Throughout these months of deployment, we too experience the perils of desert life. We hunger and thirst, but we do this together. We fight off the all of the poisons which seek out to harm us here, but we do this together. We also watch as someone we love dearly suffers pain, maybe because of the pressures of their jobs or stress with family who are far away. BUT we also do this together. Joining your church service last Sunday I was struck at the significance of this faith community. The love and care is palpable in this room. And, while I have heard over this week, many people who are preparing to go, express a sense of relief in going home, I have also heard, sometimes even between the lines, a sense of sadness and loss. Going home is an exciting passage but it requires saying goodbye to friends, to brothers and sisters in Christ who we come to love and depend on.

In some moments, it’s hard to imagine any other life but this one. As hard as it is on some days, we still find ways to make this life here a good life nonetheless. We laugh more laughs over nothing and we cry tears over everything and for as many bad moments that we may have, there are also some good ones, some joyful times. It is because we are a team. As much as we want to be freed from this place, as happy as we are to get home to what we love the most, deep down we know that we also mourn for the losses that we have seen and felt here and for the loss we will feel when we are not together in this close knit way.

Many of you may ask yourselves some of these questions. What is waiting for me at home? Has my family moved on somehow in my absence? Will my spouse still need me the way he or she did before, or will what I have to offer no longer matter as much? Will my son still look up to me the way he did before or my daughter remember our special times together or have too many days gone by with my absence? Will I be able to cope with life over there on the other side, the pressures and the expectations and all those people who don’t understand what I have been through in this desert experience? Will I survive this transition?

To all of our questions and doubts and fears, God whispers this “No one shall be able to stand against you all the days of your life. As I was with Moses, so I will be with you; I will not fail you or forsake you. Be strong and courageous; do not be frightened or dismayed, for the Lord your God is with you wherever you go.” No matter how you feel as you stand on the mountain, looking over the Jordan river at the promised land, excited, scared, nervous, ready one minute and ill-prepared in the next one, know that God has made a promise to you, to be there with you every step of the way.

Strength and courage do not come from you alone, but are given to you by a God whose love for you is wide and deep and broad. A God who is known for steadfast ways. A God whose love literally knows no bounds. So may you feel God’s presence as you finish your desert journey. May you experience God’s care as you cross over into your homes and communities. And, may you know God’s steadfastness as you negotiate the new challenges that are waiting for you. And always, in whatever season you find yourself in and in every place that you go remember God’s words:

“As I was with Moses, so I will be with you; I will not fail you or forsake you. Be strong and courageous; do not be frightened or dismayed, for the Lord your God is with you wherever you go.” Amen and amen.
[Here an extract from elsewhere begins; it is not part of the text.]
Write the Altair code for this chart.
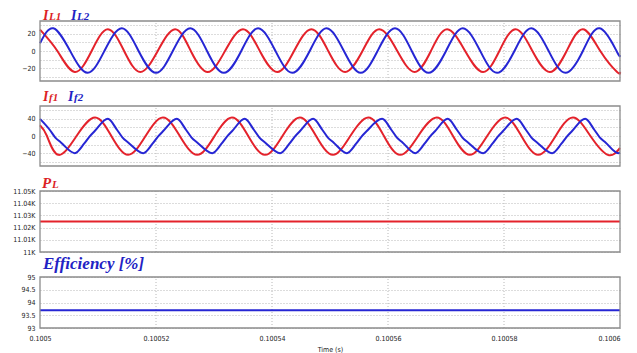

  1. Thank you for sharing Mel! You touch so many lives with your words. I wish I knew another preacher here who was like you. Miss you.

  2. Good sermon. You clearly are in touch with your fellow soldiers. The bunker incident was scary but also a little funny too. Thanks for sharing your experiences with us.


  3. Mel,

    In reading this sermon it is evident how much your unit is blessed with your being deployed with/to them. Blessings and safe passage to you all.